【リビウ(ウクライナ西部)=工藤彩香】ウクライナ軍の高官は11日、首都キーウで記者会見し、ウクライナを侵略するロシア軍の攻撃手法の変化や部隊の現状について分析した。露軍は空爆の回数を増やしているが精度は低く、司令官や将校の多くが解任されるなど混乱ぶりが際立つという。
高官は、露軍によるウクライナへの空爆が、先週に比べて「倍増している」と述べた。ウクライナ軍が、米国が供与した高機動ロケット砲システム(HIMARS)で露軍の弾薬庫多数を破壊した結果、露軍地上部隊の補給が混乱して進撃が鈍り、空爆を多用し始めた可能性がある。
露軍は軍事施設だけでなく民間施設も標的にしているが、攻撃機やヘリコプターはウクライナの防空網を避けて飛行しているため、攻撃の精度は低いという。
露軍では侵略作戦が思うように進まない責任を問われ、作戦立案に携わった司令官や将校のうち、「30~40%が解任されたか、調査対象となっている」との見方も示した。

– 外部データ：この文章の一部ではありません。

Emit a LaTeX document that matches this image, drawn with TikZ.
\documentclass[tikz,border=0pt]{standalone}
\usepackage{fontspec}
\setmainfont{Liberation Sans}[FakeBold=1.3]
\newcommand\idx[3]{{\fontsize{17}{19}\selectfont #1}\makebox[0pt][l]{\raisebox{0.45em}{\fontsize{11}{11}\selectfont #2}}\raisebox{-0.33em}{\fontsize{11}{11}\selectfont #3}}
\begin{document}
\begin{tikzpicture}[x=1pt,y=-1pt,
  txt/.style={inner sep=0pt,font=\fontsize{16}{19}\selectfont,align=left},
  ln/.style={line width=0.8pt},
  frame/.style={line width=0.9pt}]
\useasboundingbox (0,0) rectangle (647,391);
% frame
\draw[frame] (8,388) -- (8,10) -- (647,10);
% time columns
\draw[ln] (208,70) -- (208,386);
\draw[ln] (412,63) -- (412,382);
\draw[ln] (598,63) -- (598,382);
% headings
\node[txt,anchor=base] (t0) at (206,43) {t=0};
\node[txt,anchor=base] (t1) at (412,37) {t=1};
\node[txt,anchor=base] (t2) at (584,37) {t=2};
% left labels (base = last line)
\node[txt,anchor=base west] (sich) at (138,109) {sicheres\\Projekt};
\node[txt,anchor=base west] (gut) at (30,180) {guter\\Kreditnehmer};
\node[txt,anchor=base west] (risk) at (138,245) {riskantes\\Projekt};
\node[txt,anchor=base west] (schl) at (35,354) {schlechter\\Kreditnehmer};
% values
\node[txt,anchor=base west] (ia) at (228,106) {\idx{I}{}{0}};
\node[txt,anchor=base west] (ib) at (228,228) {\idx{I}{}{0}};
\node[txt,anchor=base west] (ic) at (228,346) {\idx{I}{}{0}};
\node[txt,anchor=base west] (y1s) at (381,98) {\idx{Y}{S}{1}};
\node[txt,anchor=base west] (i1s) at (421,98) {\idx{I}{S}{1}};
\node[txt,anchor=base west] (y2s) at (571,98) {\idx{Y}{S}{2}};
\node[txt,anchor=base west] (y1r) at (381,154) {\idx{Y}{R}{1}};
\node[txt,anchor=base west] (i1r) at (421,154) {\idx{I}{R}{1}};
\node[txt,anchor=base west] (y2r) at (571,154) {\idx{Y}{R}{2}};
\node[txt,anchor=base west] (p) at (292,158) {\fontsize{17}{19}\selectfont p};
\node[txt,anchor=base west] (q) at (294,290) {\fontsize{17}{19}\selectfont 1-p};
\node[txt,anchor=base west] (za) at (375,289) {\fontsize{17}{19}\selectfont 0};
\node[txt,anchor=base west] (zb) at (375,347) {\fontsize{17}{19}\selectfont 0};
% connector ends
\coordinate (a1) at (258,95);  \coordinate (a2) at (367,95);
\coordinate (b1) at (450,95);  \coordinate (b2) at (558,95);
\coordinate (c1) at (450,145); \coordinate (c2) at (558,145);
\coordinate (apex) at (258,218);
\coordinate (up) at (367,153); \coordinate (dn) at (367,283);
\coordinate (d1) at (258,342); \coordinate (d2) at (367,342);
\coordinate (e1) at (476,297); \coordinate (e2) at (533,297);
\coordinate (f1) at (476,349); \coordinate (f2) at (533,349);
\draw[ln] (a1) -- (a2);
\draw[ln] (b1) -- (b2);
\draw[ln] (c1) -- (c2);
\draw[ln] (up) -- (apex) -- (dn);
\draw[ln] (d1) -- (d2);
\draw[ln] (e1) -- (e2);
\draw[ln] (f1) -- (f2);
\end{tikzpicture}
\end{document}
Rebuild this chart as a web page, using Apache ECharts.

兵員の犠牲が大きいため、部隊構成も変化し、「約60%が短期契約の志願兵」になったという。
ウクライナ軍の別の高官は9日、地元メディアのインタビューに、露軍が占領している南部ヘルソン州について、「年末までの奪還を目指す」と自信を見せた。
英国防省は12日、南部クリミアの軍用飛行場で9日に発生した大規模爆発の影響に関し、「露軍は、クリミアを安全な後方地域とみなしてきた脅威認識を見直すことになるだろう」との分析を明らかにした。
侵略作戦の停滞が伝えられる中、プーチン大統領は11日、メドベージェフ前大統領ら政権幹部の訪問団をウクライナ東部に派遣した。大統領府第1副長官や情報機関・連邦保安局(FSB)長官、内務省などのトップで構成し、占領地域をウクライナに返還する意思がないことを強く示した。
メドベージェフ氏は11日、東部ルハンスク州で、同州とドネツク州の親露派武装集団トップと会談したとSNSで明らかにした。会談では両州の「ロシアの法体系との調和」も議題になったという。